** Start of PROVIDED MATERIAL **

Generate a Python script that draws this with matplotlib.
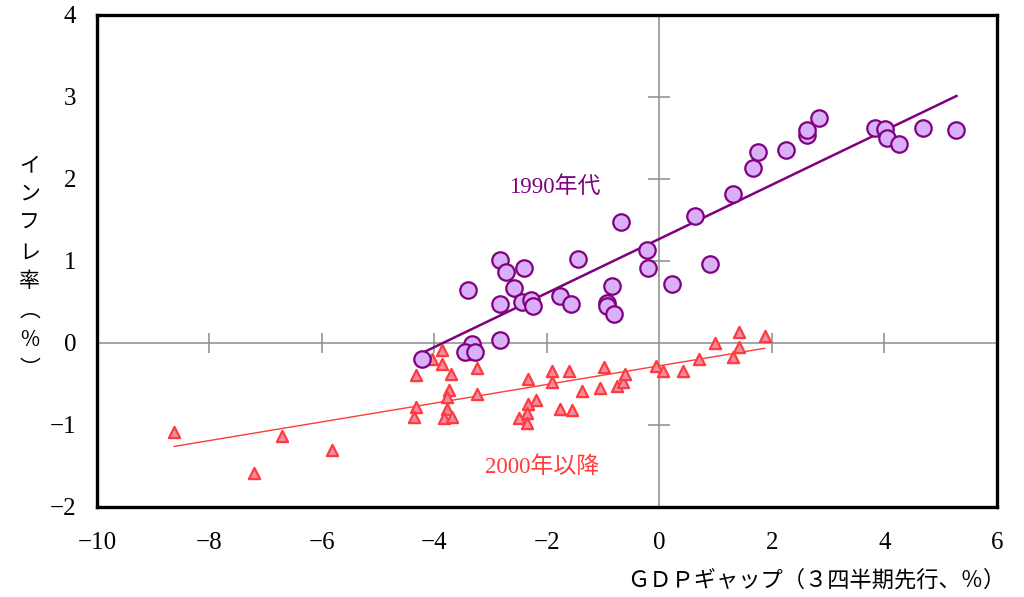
import numpy as np
import matplotlib.pyplot as plt

# 1990s: GDP gap (3 quarters ahead) vs inflation
x90 = [-4.22, -3.40, -2.84, -2.73, -2.41, -2.58, -2.84, -2.44, -2.29, -2.25,
       -1.76, -1.58, -1.44, -0.69, -0.23, -0.20, -0.84, -0.94, -0.94, -0.80,
       0.23, 0.64, -2.84, -3.33, -3.46, -3.28, 0.90, 1.30, 1.66, 1.76,
       2.25, 2.62, 2.62, 2.83, 3.83, 4.01, 4.04, 4.25, 4.68, 5.28]
y90 = [-0.19, 0.65, 1.01, 0.87, 0.91, 0.67, 0.48, 0.50, 0.53, 0.45,
       0.57, 0.48, 1.03, 1.47, 1.13, 0.91, 0.70, 0.49, 0.45, 0.35,
       0.72, 1.55, 0.04, -0.01, -0.11, -0.11, 0.96, 1.82, 2.13, 2.33,
       2.35, 2.54, 2.60, 2.74, 2.62, 2.61, 2.50, 2.43, 2.62, 2.60]

# 2000s onward
x00 = [-8.63, -7.20, -6.71, -5.82, -4.33, -4.33, -4.36, -4.04, -3.86, -3.86,
       -3.71, -3.43, -3.25, -3.75, -3.78, -3.25, -3.78, -3.83, -3.68, -2.33,
       -1.91, -1.91, -1.61, -1.37, -1.06, -0.98, -0.76, -0.65, -0.61, -0.06,
       0.06, 0.41, 0.70, 0.98, 1.30, 1.41, 1.41, 1.87, -2.20, -2.33,
       -2.36, -2.50, -2.36, -1.76, -1.55]
y00 = [-1.09, -1.58, -1.13, -1.31, -0.39, -0.78, -0.90, -0.19, -0.09, -0.26,
       -0.38, -0.14, -0.31, -0.57, -0.66, -0.62, -0.80, -0.92, -0.90, -0.44,
       -0.34, -0.48, -0.34, -0.59, -0.55, -0.29, -0.53, -0.48, -0.38, -0.28,
       -0.34, -0.34, -0.19, 0.00, -0.17, 0.13, -0.05, 0.09, -0.70, -0.75,
       -0.85, -0.92, -0.98, -0.80, -0.82]

# fitted lines (slope, intercept)
fit90 = (0.33, 1.27)
fit00 = (0.114, -0.278)

xticks = [-10, -8, -6, -4, -2, 0, 2, 4, 6]
yticks = [-2, -1, 0, 1, 2, 3, 4]

num_font = ['Liberation Serif', 'Noto Sans CJK JP']
jp_font = ['Noto Sans CJK JP', 'DejaVu Sans']

purple = '#800080'
red = '#FF3B3B'


def lab(t):
    return '−%d' % -t if t < 0 else str(t)


fig = plt.figure(figsize=(10.24, 5.97), dpi=100)
ax = fig.add_axes([0.0947, 0.1508, 0.8789, 0.8241])
ax.set_xlim(-10, 6)
ax.set_ylim(-2, 4)

# zero axes with cross ticks
ax.axhline(0, color='#8c8c8c', lw=1.1, zorder=1)
ax.axvline(0, color='#8c8c8c', lw=1.1, zorder=1)
xt_in = [t for t in xticks if t not in (-10, 0, 6)]
yt_in = [t for t in yticks if t not in (-2, 0, 4)]
ax.plot(xt_in, [0] * len(xt_in), ls='none', marker='|', ms=15, mew=1.1,
        color='#8c8c8c', zorder=1)
ax.plot([0] * len(yt_in), yt_in, ls='none', marker='_', ms=16, mew=1.1,
        color='#8c8c8c', zorder=1)

# regression lines
lx90 = np.array([min(x90), max(x90)])
ax.plot(lx90, fit90[0] * lx90 + fit90[1], color=purple, lw=1.8, zorder=2)
lx00 = np.array([min(x00), max(x00)])
ax.plot(lx00, fit00[0] * lx00 + fit00[1], color=red, lw=1.0, zorder=2)

ax.scatter(x00, y00, marker='^', s=65, facecolor='#F08CA8', edgecolor=red,
           linewidth=1.6, zorder=3)
ax.scatter(x90, y90, marker='o', s=140, facecolor='#D9B0F7', edgecolor=purple,
           linewidth=1.6, zorder=4)

ax.text(-1.87, 1.90, '1990年代', color=purple, fontsize=16.5, family=num_font,
        ha='center', va='center')
ax.text(-2.09, -1.51, '2000年以降', color=red, fontsize=16.5, family=num_font,
        ha='center', va='center')

ax.set_xticks(xticks)
ax.set_yticks(yticks)
ax.set_xticklabels([lab(t) for t in xticks], family=num_font, fontsize=18)
ax.set_yticklabels([lab(t) for t in yticks], family=num_font, fontsize=18)
ax.tick_params(axis='x', length=0, pad=18)
ax.tick_params(axis='y', length=0, pad=15)
for s in ax.spines.values():
    s.set_linewidth(2.4)
    s.set_color('black')

fig.text(0.029, 0.553, '\n'.join(['イ', 'ン', 'フ', 'レ', '率', '︵', '%', '︶']),
         family=jp_font, fontsize=15, ha='center', va='center', linespacing=1.42)
fig.text(0.982, 0.028, 'ＧＤＰギャップ（３四半期先行、％）', family=jp_font,
         fontsize=16, ha='right', va='center')

fig.savefig('out.png', dpi=100)
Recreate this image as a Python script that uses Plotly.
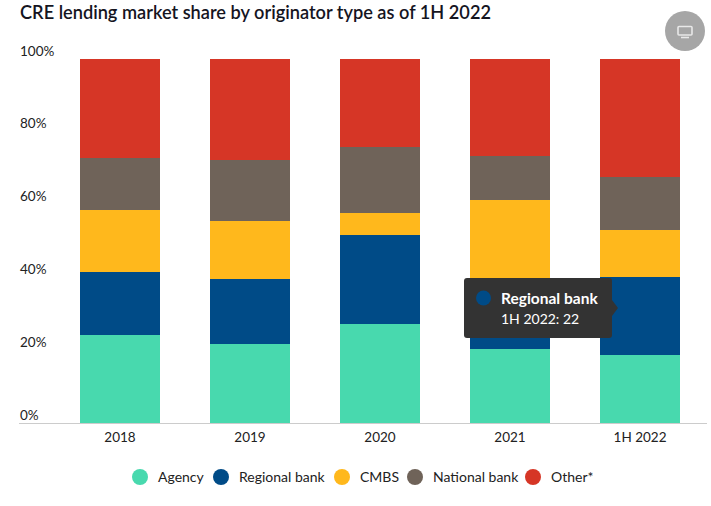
import plotly.graph_objects as go

W, H = 711, 506
FONT = "Lato"
INK = "#222222"

categories = ["2018", "2019", "2020", "2021", "1H 2022"]
agency = [24.3, 21.8, 27.3, 20.4, 18.7]
regional = [17.3, 17.8, 24.4, 19.0, 21.5]
cmbs = [17.0, 15.9, 6.0, 21.9, 12.9]
national = [14.3, 16.7, 18.1, 12.1, 14.5]
other = [27.1, 27.8, 24.2, 26.6, 32.4]
series_names = ["Agency", "Regional bank", "CMBS", "National bank", "Other*"]
series_values = [agency, regional, cmbs, national, other]
series_colors = ["#48D9AE", "#004B87", "#FFB81C", "#6F6359", "#D63626"]
y_ticks = [0, 20, 40, 60, 80, 100]
title_text = "CRE lending market share by originator type as of 1H 2022"
tooltip_series = "Regional bank"
tooltip_line = "1H 2022: 22"


def px(x):
    return x / W


def py(y):
    return 1 - y / H


def rounded(x0, y0, x1, y1, r):
    return (
        f"M{px(x0 + r)},{py(y0)} L{px(x1 - r)},{py(y0)} "
        f"Q{px(x1)},{py(y0)} {px(x1)},{py(y0 + r)} L{px(x1)},{py(y1 - r)} "
        f"Q{px(x1)},{py(y1)} {px(x1 - r)},{py(y1)} L{px(x0 + r)},{py(y1)} "
        f"Q{px(x0)},{py(y1)} {px(x0)},{py(y1 - r)} L{px(x0)},{py(y0 + r)} "
        f"Q{px(x0)},{py(y0)} {px(x0 + r)},{py(y0)} Z"
    )


def circle(cx, cy, r, color):
    return dict(type="circle", xref="paper", yref="paper",
                x0=px(cx - r), x1=px(cx + r), y0=py(cy + r), y1=py(cy - r),
                fillcolor=color, line=dict(width=0), layer="above")


def text(x, y, s, size=14, color=INK, anchor="left", weight=None):
    f = dict(family=FONT, size=size, color=color)
    if weight:
        f["weight"] = weight
    return dict(xref="paper", yref="paper", x=px(x), y=py(y), text=s, showarrow=False,
                xanchor=anchor, yanchor="middle", font=f)


fig = go.Figure()
for name, vals, col in zip(series_names, series_values, series_colors):
    fig.add_bar(name=name, x=categories, y=vals, marker=dict(color=col, line=dict(width=0)))

shapes = [
    dict(type="line", xref="paper", yref="paper", x0=px(19), x1=px(707), y0=py(423.5), y1=py(423.5),
         line=dict(color="#cccccc", width=1), layer="above"),
    circle(685, 31, 20, "#a6a6a6"),
    dict(type="path", xref="paper", yref="paper",
         path=rounded(678, 26.5, 692, 35, 1), fillcolor="rgba(0,0,0,0)",
         line=dict(color="#e8e8e8", width=1.6), layer="above"),
    dict(type="line", xref="paper", yref="paper", x0=px(681), x1=px(689), y0=py(37.5), y1=py(37.5),
         line=dict(color="#e8e8e8", width=1.6), layer="above"),
    dict(type="path", xref="paper", yref="paper", path=rounded(464, 278, 612, 338, 3),
         fillcolor="#333333", line=dict(width=0), layer="above"),
    dict(type="path", xref="paper", yref="paper",
         path=f"M{px(612)},{py(300)} L{px(618)},{py(308)} L{px(612)},{py(316)} Z",
         fillcolor="#333333", line=dict(width=0), layer="above"),
    circle(483.5, 298, 7.5, "#004B87"),
]

annotations = [
    text(17.5, 12, title_text, 18.2, "#15151f", weight=600),
    text(498.5, 298, f"<b>{tooltip_series}</b>", 15.5, "#ffffff"),
    text(498.5, 318, tooltip_line, 14, "#ffffff"),
]

for t in y_ticks:
    annotations.append(dict(xref="paper", yref="y", x=px(18), y=t, text=f"{t}%", showarrow=False,
                            xanchor="left", yanchor="middle", yshift=8.5,
                            font=dict(family=FONT, size=13.5, color=INK)))

legend_dots = [140, 221, 342, 415, 533]
for name, col, lx in zip(series_names, series_colors, legend_dots):
    shapes.append(circle(lx, 477, 8, col))
    annotations.append(text(lx + 15.5, 476, name, 14))

fig.update_layout(
    width=W, height=H, autosize=False,
    margin=dict(l=0, r=0, t=0, b=0),
    barmode="stack", bargap=0.385,
    showlegend=False,
    paper_bgcolor="#ffffff", plot_bgcolor="#ffffff",
    font=dict(family=FONT, size=14, color=INK),
    xaxis=dict(domain=[55 / W, 705 / W], showgrid=False, showline=False, ticks="outside",
               tickcolor="rgba(0,0,0,0)", ticklen=1, tickwidth=0,
               tickfont=dict(family=FONT, size=13.5, color=INK)),
    yaxis=dict(domain=[1 - 423.5 / H, 1 - 59 / H], range=[0, 100], showgrid=False, zeroline=False,
               showticklabels=False, ticks="", tickvals=y_ticks),
    shapes=shapes,
    annotations=annotations,
)

fig.write_html("out.html", config={"displayModeBar": False},
               post_script="document.body.style.margin='0';")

** End of PROVIDED MATERIAL **

* [WHAT IS BEING ASKED]: Give nothing but the number of lines containing the string "Python".

* [FINAL ANSWER]: 2